Listing:
BEGIN
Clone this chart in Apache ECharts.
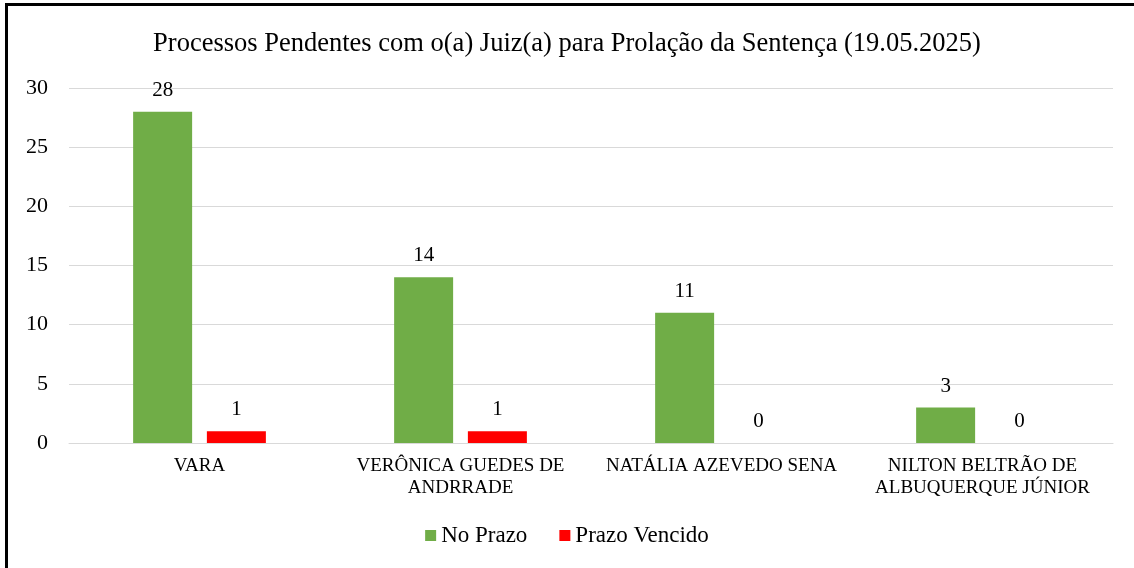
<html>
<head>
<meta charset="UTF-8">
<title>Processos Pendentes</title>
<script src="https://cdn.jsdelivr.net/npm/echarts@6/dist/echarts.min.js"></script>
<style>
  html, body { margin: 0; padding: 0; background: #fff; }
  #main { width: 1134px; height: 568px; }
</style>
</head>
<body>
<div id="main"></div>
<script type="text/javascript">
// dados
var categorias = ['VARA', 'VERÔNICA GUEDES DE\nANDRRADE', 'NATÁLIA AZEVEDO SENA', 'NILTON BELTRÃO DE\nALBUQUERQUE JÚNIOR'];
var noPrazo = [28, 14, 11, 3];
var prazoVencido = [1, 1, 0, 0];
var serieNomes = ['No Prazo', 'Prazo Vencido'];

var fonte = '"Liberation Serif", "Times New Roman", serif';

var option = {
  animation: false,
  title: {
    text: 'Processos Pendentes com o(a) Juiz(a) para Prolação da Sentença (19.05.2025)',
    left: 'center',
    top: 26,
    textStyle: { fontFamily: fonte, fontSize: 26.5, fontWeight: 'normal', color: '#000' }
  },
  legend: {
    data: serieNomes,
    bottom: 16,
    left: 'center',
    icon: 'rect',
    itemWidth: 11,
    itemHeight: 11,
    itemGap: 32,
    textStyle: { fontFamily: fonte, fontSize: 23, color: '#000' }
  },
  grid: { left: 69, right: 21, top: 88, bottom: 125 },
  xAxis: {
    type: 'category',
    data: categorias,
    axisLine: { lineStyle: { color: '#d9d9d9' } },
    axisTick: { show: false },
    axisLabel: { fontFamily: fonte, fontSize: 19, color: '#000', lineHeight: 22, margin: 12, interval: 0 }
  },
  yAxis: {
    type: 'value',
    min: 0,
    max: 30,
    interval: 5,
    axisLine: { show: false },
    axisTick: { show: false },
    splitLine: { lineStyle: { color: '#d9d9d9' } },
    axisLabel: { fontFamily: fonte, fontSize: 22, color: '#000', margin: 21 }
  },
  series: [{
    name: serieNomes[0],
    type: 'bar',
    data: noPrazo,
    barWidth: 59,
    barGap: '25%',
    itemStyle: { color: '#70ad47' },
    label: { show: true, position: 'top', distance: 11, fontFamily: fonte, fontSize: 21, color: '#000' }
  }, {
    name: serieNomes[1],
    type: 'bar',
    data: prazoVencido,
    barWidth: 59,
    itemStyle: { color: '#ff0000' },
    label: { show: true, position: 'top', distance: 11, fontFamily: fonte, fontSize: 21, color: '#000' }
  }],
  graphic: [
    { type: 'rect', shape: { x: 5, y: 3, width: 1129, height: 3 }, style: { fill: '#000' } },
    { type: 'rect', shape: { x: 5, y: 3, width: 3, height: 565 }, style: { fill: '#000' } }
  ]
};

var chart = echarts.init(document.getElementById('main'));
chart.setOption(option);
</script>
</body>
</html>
END
BEGIN
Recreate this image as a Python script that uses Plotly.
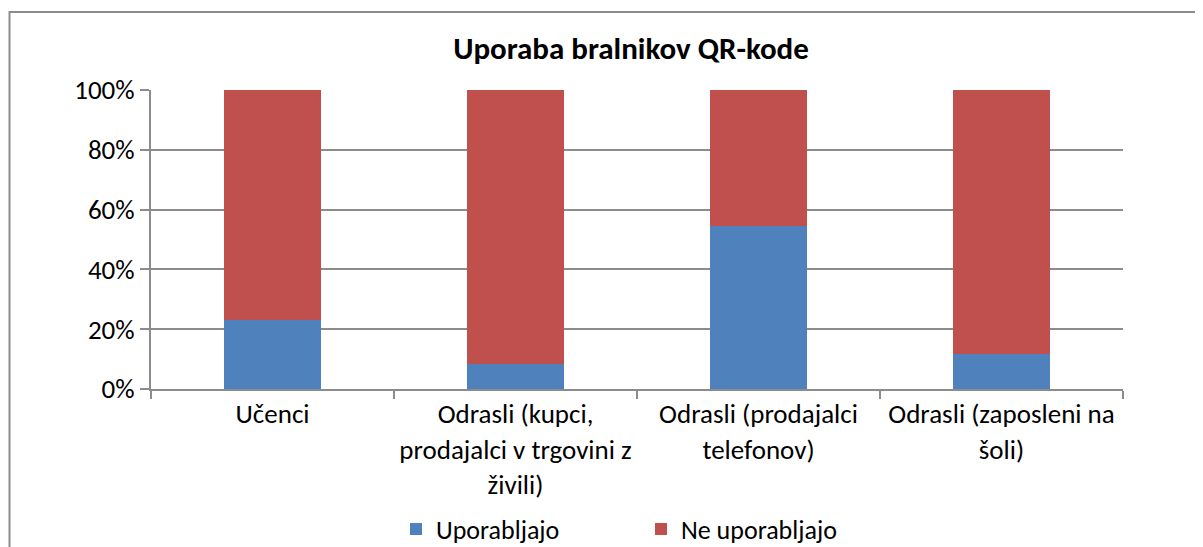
END
Short exercise:
From the records above, copy every line that holds the word "script".

Exercise solution:
<script src="https://cdn.jsdelivr.net/npm/echarts@6/dist/echarts.min.js"></script>
<script type="text/javascript">
</script>
Recreate this image as a Python script that uses Plotly.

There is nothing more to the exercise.